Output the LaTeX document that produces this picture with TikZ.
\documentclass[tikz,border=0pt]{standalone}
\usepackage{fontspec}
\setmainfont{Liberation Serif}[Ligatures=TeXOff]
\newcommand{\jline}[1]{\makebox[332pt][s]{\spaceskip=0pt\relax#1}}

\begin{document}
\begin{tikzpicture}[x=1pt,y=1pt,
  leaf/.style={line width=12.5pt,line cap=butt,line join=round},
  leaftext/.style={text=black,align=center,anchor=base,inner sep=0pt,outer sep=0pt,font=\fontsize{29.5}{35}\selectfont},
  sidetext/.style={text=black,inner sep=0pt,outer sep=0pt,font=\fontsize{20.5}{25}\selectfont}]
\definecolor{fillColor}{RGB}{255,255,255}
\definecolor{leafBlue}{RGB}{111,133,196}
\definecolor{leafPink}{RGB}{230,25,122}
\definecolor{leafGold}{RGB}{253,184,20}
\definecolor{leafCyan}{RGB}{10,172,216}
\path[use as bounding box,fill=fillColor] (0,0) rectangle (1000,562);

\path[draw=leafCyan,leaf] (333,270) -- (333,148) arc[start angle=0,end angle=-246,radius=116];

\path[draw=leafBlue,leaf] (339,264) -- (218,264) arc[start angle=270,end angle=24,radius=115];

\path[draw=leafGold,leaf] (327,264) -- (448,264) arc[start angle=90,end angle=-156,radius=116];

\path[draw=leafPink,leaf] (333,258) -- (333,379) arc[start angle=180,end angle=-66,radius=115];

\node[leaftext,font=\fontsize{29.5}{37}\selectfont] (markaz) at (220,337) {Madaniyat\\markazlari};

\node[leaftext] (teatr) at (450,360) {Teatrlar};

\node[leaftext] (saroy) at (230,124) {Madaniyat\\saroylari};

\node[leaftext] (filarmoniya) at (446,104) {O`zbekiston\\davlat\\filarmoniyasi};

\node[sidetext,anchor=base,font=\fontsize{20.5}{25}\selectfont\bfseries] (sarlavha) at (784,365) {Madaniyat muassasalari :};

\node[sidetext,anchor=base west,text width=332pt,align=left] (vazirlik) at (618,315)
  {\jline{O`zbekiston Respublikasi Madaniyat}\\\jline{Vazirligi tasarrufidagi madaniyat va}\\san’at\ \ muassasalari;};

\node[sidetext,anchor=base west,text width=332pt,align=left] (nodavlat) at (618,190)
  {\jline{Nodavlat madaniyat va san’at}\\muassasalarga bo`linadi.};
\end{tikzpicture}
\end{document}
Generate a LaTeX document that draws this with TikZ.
= = = = =
Exercise objective> Repeat each entry word for word.

Answer for the task>
Output the LaTeX document that produces this picture with TikZ.
\documentclass[tikz,border=0pt]{standalone}
\usepackage{fontspec}
\setmainfont{Liberation Serif}[Ligatures=TeXOff]
\newcommand{\jline}[1]{\makebox[332pt][s]{\spaceskip=0pt\relax#1}}

\begin{document}
\begin{tikzpicture}[x=1pt,y=1pt,
  leaf/.style={line width=12.5pt,line cap=butt,line join=round},
  leaftext/.style={text=black,align=center,anchor=base,inner sep=0pt,outer sep=0pt,font=\fontsize{29.5}{35}\selectfont},
  sidetext/.style={text=black,inner sep=0pt,outer sep=0pt,font=\fontsize{20.5}{25}\selectfont}]
\definecolor{fillColor}{RGB}{255,255,255}
\definecolor{leafBlue}{RGB}{111,133,196}
\definecolor{leafPink}{RGB}{230,25,122}
\definecolor{leafGold}{RGB}{253,184,20}
\definecolor{leafCyan}{RGB}{10,172,216}
\path[use as bounding box,fill=fillColor] (0,0) rectangle (1000,562);

\path[draw=leafCyan,leaf] (333,270) -- (333,148) arc[start angle=0,end angle=-246,radius=116];

\path[draw=leafBlue,leaf] (339,264) -- (218,264) arc[start angle=270,end angle=24,radius=115];

\path[draw=leafGold,leaf] (327,264) -- (448,264) arc[start angle=90,end angle=-156,radius=116];

\path[draw=leafPink,leaf] (333,258) -- (333,379) arc[start angle=180,end angle=-66,radius=115];

\node[leaftext,font=\fontsize{29.5}{37}\selectfont] (markaz) at (220,337) {Madaniyat\\markazlari};

\node[leaftext] (teatr) at (450,360) {Teatrlar};

\node[leaftext] (saroy) at (230,124) {Madaniyat\\saroylari};

\node[leaftext] (filarmoniya) at (446,104) {O`zbekiston\\davlat\\filarmoniyasi};

\node[sidetext,anchor=base,font=\fontsize{20.5}{25}\selectfont\bfseries] (sarlavha) at (784,365) {Madaniyat muassasalari :};

\node[sidetext,anchor=base west,text width=332pt,align=left] (vazirlik) at (618,315)
  {\jline{O`zbekiston Respublikasi Madaniyat}\\\jline{Vazirligi tasarrufidagi madaniyat va}\\san’at\ \ muassasalari;};

\node[sidetext,anchor=base west,text width=332pt,align=left] (nodavlat) at (618,190)
  {\jline{Nodavlat madaniyat va san’at}\\muassasalarga bo`linadi.};
\end{tikzpicture}
\end{document}
Generate a LaTeX document that draws this with TikZ.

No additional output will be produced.